Write out the data again exactly, skipping every picture.

COLLECTED DATA:
────────────────────

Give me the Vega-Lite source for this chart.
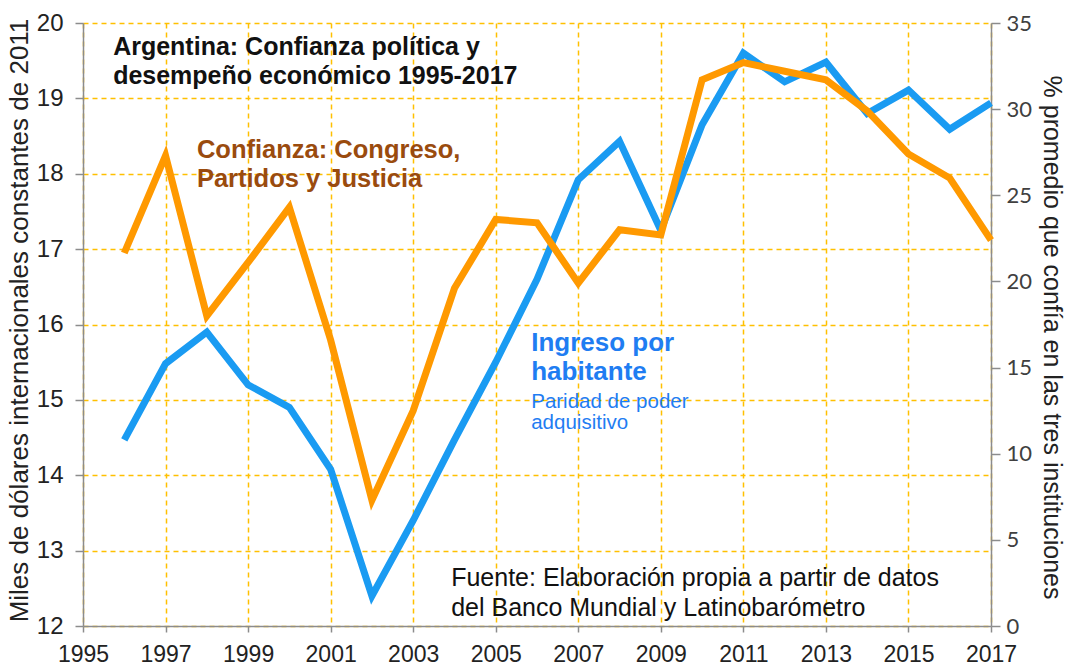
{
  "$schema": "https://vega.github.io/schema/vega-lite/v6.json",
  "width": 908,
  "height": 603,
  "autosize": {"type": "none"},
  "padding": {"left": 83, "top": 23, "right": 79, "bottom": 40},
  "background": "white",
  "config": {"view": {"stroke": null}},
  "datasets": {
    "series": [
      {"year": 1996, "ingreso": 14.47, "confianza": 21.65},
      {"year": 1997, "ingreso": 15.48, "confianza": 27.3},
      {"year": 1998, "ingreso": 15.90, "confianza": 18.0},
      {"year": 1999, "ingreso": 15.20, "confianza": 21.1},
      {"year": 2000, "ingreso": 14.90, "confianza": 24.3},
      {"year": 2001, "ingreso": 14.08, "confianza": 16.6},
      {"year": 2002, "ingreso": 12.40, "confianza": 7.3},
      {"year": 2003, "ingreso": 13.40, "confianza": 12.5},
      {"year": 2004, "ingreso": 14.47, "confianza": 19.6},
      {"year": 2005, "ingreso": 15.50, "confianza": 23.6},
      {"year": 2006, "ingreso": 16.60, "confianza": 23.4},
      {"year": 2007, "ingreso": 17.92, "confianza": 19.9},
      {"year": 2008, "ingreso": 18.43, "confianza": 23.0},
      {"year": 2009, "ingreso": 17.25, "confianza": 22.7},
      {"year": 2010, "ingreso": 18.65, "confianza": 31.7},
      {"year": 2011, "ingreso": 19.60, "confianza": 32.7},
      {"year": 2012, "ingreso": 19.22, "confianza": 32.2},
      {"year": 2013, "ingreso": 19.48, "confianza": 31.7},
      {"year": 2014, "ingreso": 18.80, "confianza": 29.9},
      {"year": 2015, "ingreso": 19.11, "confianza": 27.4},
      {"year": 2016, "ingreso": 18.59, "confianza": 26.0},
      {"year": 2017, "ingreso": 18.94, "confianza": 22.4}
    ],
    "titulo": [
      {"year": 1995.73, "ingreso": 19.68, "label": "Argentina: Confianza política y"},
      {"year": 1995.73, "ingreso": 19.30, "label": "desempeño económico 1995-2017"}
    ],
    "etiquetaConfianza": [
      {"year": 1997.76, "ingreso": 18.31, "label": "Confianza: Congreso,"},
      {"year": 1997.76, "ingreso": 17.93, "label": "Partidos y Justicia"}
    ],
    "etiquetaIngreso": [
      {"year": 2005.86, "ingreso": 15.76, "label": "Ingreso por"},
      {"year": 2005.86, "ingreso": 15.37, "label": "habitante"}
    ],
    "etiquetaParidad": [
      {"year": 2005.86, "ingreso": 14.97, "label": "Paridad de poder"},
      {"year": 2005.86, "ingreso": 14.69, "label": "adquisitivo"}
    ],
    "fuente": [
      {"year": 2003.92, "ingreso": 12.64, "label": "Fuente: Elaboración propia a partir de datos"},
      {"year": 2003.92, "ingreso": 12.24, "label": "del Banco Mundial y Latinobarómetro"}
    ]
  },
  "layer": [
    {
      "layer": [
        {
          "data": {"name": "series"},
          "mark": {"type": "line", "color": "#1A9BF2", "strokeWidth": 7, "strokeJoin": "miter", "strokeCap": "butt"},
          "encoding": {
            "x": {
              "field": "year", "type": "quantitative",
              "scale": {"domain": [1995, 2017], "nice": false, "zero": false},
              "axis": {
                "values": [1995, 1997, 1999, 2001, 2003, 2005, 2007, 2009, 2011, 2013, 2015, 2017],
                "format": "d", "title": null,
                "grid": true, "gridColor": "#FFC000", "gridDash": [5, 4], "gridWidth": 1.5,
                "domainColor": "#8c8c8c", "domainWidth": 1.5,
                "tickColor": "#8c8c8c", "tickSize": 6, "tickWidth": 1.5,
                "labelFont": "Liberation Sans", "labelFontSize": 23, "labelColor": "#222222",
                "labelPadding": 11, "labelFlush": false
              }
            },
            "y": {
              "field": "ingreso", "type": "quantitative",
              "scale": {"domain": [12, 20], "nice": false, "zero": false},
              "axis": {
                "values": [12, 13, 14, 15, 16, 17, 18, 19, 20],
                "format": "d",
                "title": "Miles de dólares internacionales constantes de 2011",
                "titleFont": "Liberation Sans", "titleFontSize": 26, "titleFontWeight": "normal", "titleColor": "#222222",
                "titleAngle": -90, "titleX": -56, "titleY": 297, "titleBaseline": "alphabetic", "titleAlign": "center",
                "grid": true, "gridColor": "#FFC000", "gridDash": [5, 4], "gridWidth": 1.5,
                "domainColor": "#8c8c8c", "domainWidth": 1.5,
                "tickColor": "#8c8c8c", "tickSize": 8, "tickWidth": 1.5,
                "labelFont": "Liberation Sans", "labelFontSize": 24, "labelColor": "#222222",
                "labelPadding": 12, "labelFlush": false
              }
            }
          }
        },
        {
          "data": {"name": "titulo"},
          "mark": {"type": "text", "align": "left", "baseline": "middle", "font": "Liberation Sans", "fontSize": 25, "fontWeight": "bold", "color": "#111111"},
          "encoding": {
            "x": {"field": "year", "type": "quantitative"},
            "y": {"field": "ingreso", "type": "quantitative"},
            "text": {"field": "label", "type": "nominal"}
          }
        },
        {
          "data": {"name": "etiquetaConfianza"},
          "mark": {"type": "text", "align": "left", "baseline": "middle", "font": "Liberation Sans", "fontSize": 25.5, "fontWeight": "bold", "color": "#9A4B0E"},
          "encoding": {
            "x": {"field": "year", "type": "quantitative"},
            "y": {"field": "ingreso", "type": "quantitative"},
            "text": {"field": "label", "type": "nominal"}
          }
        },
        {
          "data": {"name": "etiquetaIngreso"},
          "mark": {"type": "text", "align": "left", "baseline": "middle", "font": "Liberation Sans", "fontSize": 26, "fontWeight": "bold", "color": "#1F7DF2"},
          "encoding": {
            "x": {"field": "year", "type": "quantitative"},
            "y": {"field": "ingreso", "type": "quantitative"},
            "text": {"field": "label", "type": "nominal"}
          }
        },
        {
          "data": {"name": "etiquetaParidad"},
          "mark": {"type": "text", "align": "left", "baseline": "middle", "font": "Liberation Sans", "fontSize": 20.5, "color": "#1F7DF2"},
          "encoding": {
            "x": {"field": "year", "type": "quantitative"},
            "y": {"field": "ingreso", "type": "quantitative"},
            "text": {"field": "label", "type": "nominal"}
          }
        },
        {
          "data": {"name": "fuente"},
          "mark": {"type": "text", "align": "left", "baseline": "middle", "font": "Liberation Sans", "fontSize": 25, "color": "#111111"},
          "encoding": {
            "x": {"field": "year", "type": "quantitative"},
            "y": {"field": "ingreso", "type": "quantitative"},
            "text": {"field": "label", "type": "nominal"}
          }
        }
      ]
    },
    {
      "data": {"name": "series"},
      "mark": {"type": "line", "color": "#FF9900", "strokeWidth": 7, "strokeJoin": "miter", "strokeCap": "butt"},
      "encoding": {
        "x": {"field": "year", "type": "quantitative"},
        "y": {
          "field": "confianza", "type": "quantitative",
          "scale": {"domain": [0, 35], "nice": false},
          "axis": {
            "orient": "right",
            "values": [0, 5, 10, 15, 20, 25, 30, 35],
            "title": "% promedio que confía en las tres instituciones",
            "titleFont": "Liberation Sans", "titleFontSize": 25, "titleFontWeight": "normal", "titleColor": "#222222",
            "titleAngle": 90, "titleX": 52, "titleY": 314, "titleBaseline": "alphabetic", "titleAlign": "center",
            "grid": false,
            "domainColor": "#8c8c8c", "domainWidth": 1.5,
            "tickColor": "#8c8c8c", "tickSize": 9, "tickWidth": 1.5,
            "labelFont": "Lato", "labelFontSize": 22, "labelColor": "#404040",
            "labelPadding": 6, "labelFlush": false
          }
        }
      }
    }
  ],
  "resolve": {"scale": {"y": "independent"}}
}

────────────────────

CORRECT RESPONSE:
Give me the Vega-Lite source for this chart.
{
  "$schema": "https://vega.github.io/schema/vega-lite/v6.json",
  "width": 908,
  "height": 603,
  "autosize": {"type": "none"},
  "padding": {"left": 83, "top": 23, "right": 79, "bottom": 40},
  "background": "white",
  "config": {"view": {"stroke": null}},
  "datasets": {
    "series": [
      {"year": 1996, "ingreso": 14.47, "confianza": 21.65},
      {"year": 1997, "ingreso": 15.48, "confianza": 27.3},
      {"year": 1998, "ingreso": 15.90, "confianza": 18.0},
      {"year": 1999, "ingreso": 15.20, "confianza": 21.1},
      {"year": 2000, "ingreso": 14.90, "confianza": 24.3},
      {"year": 2001, "ingreso": 14.08, "confianza": 16.6},
      {"year": 2002, "ingreso": 12.40, "confianza": 7.3},
      {"year": 2003, "ingreso": 13.40, "confianza": 12.5},
      {"year": 2004, "ingreso": 14.47, "confianza": 19.6},
      {"year": 2005, "ingreso": 15.50, "confianza": 23.6},
      {"year": 2006, "ingreso": 16.60, "confianza": 23.4},
      {"year": 2007, "ingreso": 17.92, "confianza": 19.9},
      {"year": 2008, "ingreso": 18.43, "confianza": 23.0},
      {"year": 2009, "ingreso": 17.25, "confianza": 22.7},
      {"year": 2010, "ingreso": 18.65, "confianza": 31.7},
      {"year": 2011, "ingreso": 19.60, "confianza": 32.7},
      {"year": 2012, "ingreso": 19.22, "confianza": 32.2},
      {"year": 2013, "ingreso": 19.48, "confianza": 31.7},
      {"year": 2014, "ingreso": 18.80, "confianza": 29.9},
      {"year": 2015, "ingreso": 19.11, "confianza": 27.4},
      {"year": 2016, "ingreso": 18.59, "confianza": 26.0},
      {"year": 2017, "ingreso": 18.94, "confianza": 22.4}
    ],
    "titulo": [
      {"year": 1995.73, "ingreso": 19.68, "label": "Argentina: Confianza política y"},
      {"year": 1995.73, "ingreso": 19.30, "label": "desempeño económico 1995-2017"}
    ],
    "etiquetaConfianza": [
      {"year": 1997.76, "ingreso": 18.31, "label": "Confianza: Congreso,"},
      {"year": 1997.76, "ingreso": 17.93, "label": "Partidos y Justicia"}
    ],
    "etiquetaIngreso": [
      {"year": 2005.86, "ingreso": 15.76, "label": "Ingreso por"},
      {"year": 2005.86, "ingreso": 15.37, "label": "habitante"}
    ],
    "etiquetaParidad": [
      {"year": 2005.86, "ingreso": 14.97, "label": "Paridad de poder"},
      {"year": 2005.86, "ingreso": 14.69, "label": "adquisitivo"}
    ],
    "fuente": [
      {"year": 2003.92, "ingreso": 12.64, "label": "Fuente: Elaboración propia a partir de datos"},
      {"year": 2003.92, "ingreso": 12.24, "label": "del Banco Mundial y Latinobarómetro"}
    ]
  },
  "layer": [
    {
      "layer": [
        {
          "data": {"name": "series"},
          "mark": {"type": "line", "color": "#1A9BF2", "strokeWidth": 7, "strokeJoin": "miter", "strokeCap": "butt"},
          "encoding": {
            "x": {
              "field": "year", "type": "quantitative",
              "scale": {"domain": [1995, 2017], "nice": false, "zero": false},
              "axis": {
                "values": [1995, 1997, 1999, 2001, 2003, 2005, 2007, 2009, 2011, 2013, 2015, 2017],
                "format": "d", "title": null,
                "grid": true, "gridColor": "#FFC000", "gridDash": [5, 4], "gridWidth": 1.5,
                "domainColor": "#8c8c8c", "domainWidth": 1.5,
                "tickColor": "#8c8c8c", "tickSize": 6, "tickWidth": 1.5,
                "labelFont": "Liberation Sans", "labelFontSize": 23, "labelColor": "#222222",
                "labelPadding": 11, "labelFlush": false
              }
            },
            "y": {
              "field": "ingreso", "type": "quantitative",
              "scale": {"domain": [12, 20], "nice": false, "zero": false},
              "axis": {
                "values": [12, 13, 14, 15, 16, 17, 18, 19, 20],
                "format": "d",
                "title": "Miles de dólares internacionales constantes de 2011",
                "titleFont": "Liberation Sans", "titleFontSize": 26, "titleFontWeight": "normal", "titleColor": "#222222",
                "titleAngle": -90, "titleX": -56, "titleY": 297, "titleBaseline": "alphabetic", "titleAlign": "center",
                "grid": true, "gridColor": "#FFC000", "gridDash": [5, 4], "gridWidth": 1.5,
                "domainColor": "#8c8c8c", "domainWidth": 1.5,
                "tickColor": "#8c8c8c", "tickSize": 8, "tickWidth": 1.5,
                "labelFont": "Liberation Sans", "labelFontSize": 24, "labelColor": "#222222",
                "labelPadding": 12, "labelFlush": false
              }
            }
          }
        },
        {
          "data": {"name": "titulo"},
          "mark": {"type": "text", "align": "left", "baseline": "middle", "font": "Liberation Sans", "fontSize": 25, "fontWeight": "bold", "color": "#111111"},
          "encoding": {
            "x": {"field": "year", "type": "quantitative"},
            "y": {"field": "ingreso", "type": "quantitative"},
            "text": {"field": "label", "type": "nominal"}
          }
        },
        {
          "data": {"name": "etiquetaConfianza"},
          "mark": {"type": "text", "align": "left", "baseline": "middle", "font": "Liberation Sans", "fontSize": 25.5, "fontWeight": "bold", "color": "#9A4B0E"},
          "encoding": {
            "x": {"field": "year", "type": "quantitative"},
            "y": {"field": "ingreso", "type": "quantitative"},
            "text": {"field": "label", "type": "nominal"}
          }
        },
        {
          "data": {"name": "etiquetaIngreso"},
          "mark": {"type": "text", "align": "left", "baseline": "middle", "font": "Liberation Sans", "fontSize": 26, "fontWeight": "bold", "color": "#1F7DF2"},
          "encoding": {
            "x": {"field": "year", "type": "quantitative"},
            "y": {"field": "ingreso", "type": "quantitative"},
            "text": {"field": "label", "type": "nominal"}
          }
        },
        {
          "data": {"name": "etiquetaParidad"},
          "mark": {"type": "text", "align": "left", "baseline": "middle", "font": "Liberation Sans", "fontSize": 20.5, "color": "#1F7DF2"},
          "encoding": {
            "x": {"field": "year", "type": "quantitative"},
            "y": {"field": "ingreso", "type": "quantitative"},
            "text": {"field": "label", "type": "nominal"}
          }
        },
        {
          "data": {"name": "fuente"},
          "mark": {"type": "text", "align": "left", "baseline": "middle", "font": "Liberation Sans", "fontSize": 25, "color": "#111111"},
          "encoding": {
            "x": {"field": "year", "type": "quantitative"},
            "y": {"field": "ingreso", "type": "quantitative"},
            "text": {"field": "label", "type": "nominal"}
          }
        }
      ]
    },
    {
      "data": {"name": "series"},
      "mark": {"type": "line", "color": "#FF9900", "strokeWidth": 7, "strokeJoin": "miter", "strokeCap": "butt"},
      "encoding": {
        "x": {"field": "year", "type": "quantitative"},
        "y": {
          "field": "confianza", "type": "quantitative",
          "scale": {"domain": [0, 35], "nice": false},
          "axis": {
            "orient": "right",
            "values": [0, 5, 10, 15, 20, 25, 30, 35],
            "title": "% promedio que confía en las tres instituciones",
            "titleFont": "Liberation Sans", "titleFontSize": 25, "titleFontWeight": "normal", "titleColor": "#222222",
            "titleAngle": 90, "titleX": 52, "titleY": 314, "titleBaseline": "alphabetic", "titleAlign": "center",
            "grid": false,
            "domainColor": "#8c8c8c", "domainWidth": 1.5,
            "tickColor": "#8c8c8c", "tickSize": 9, "tickWidth": 1.5,
            "labelFont": "Lato", "labelFontSize": 22, "labelColor": "#404040",
            "labelPadding": 6, "labelFlush": false
          }
        }
      }
    }
  ],
  "resolve": {"scale": {"y": "independent"}}
}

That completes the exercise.